I too was a psych major in college and I disagree with Lucy. Children do need discipline and guidelines but putting them into a gender specific box is wrong. When you allow it to be a big deal the child sees it as a big deal and becomes insecure. There's no reason to make a big fuss about it, that just gives it more power. It's nail polish, not a tattoo! It comes off.

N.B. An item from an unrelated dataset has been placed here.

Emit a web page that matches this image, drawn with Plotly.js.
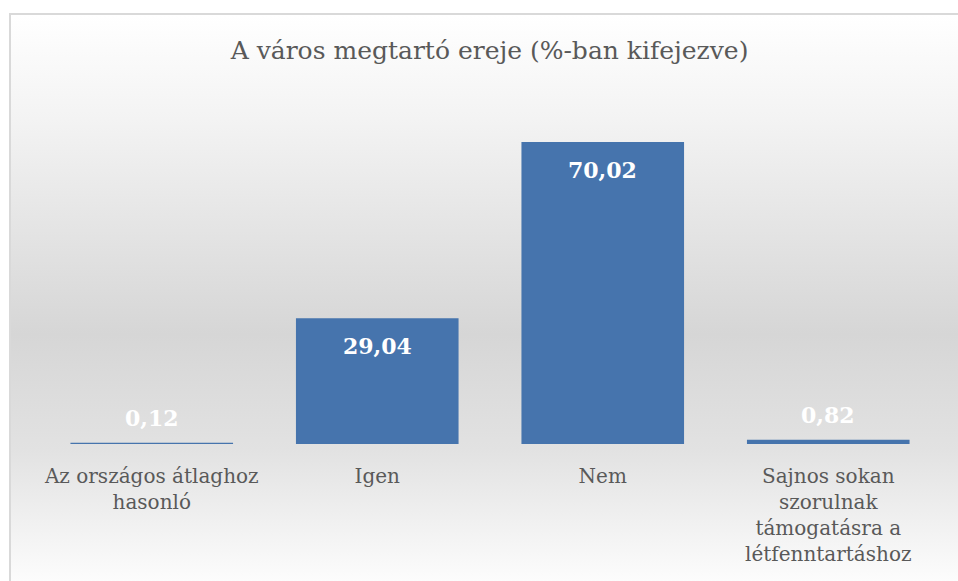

nonmember avatar Concerned

I prefer to listen to a phd not someone who took psych courses. Sorry butterflymkm.

nonmember avatar Michelle

Just because something isn't permanent doesn't mean it isn't detrimental and can't send a mixed message. In an effort to be "all accepting" and "cool", I think people are confusing the hell out of their kids.

nonmember avatar Taragirl

Butterflymkm are you serious? Putting them into a gender specific box is wrong? I think a little matter of a penis or not kind of precludes that argument. Where did you get your degree? I want to be sure not to send my BOYS there. There is nothing wrong with a toddler playing dress up. In fact I tried to go to the bathroom standing up because my brothers did. But my mother made sure to explain that ONLY boys do those things. What is wrong with being gender specific for goodness sake?

nonmember avatar Michelle

Butterflymkm, what makes it a big deal isn't a parent saying "no, nail polish is for girls". It's the dozens of comments a little boy is going to get for wearing bright pink polish in public. The attention that creates is what is going to make it a "big deal" for a little boy. When my son wanted to wear makeup, I simply told him "makeup is for girls". End of story. He didn't argue with me. He didn't ask again. And it certainly wasn't a "big deal".

nonmember avatar Cecelia

It's wrong. He is not a toddler he is ten years old!!!!!!

nonmember avatar Michelle

Actually, I believe he's 5 years old, for the record.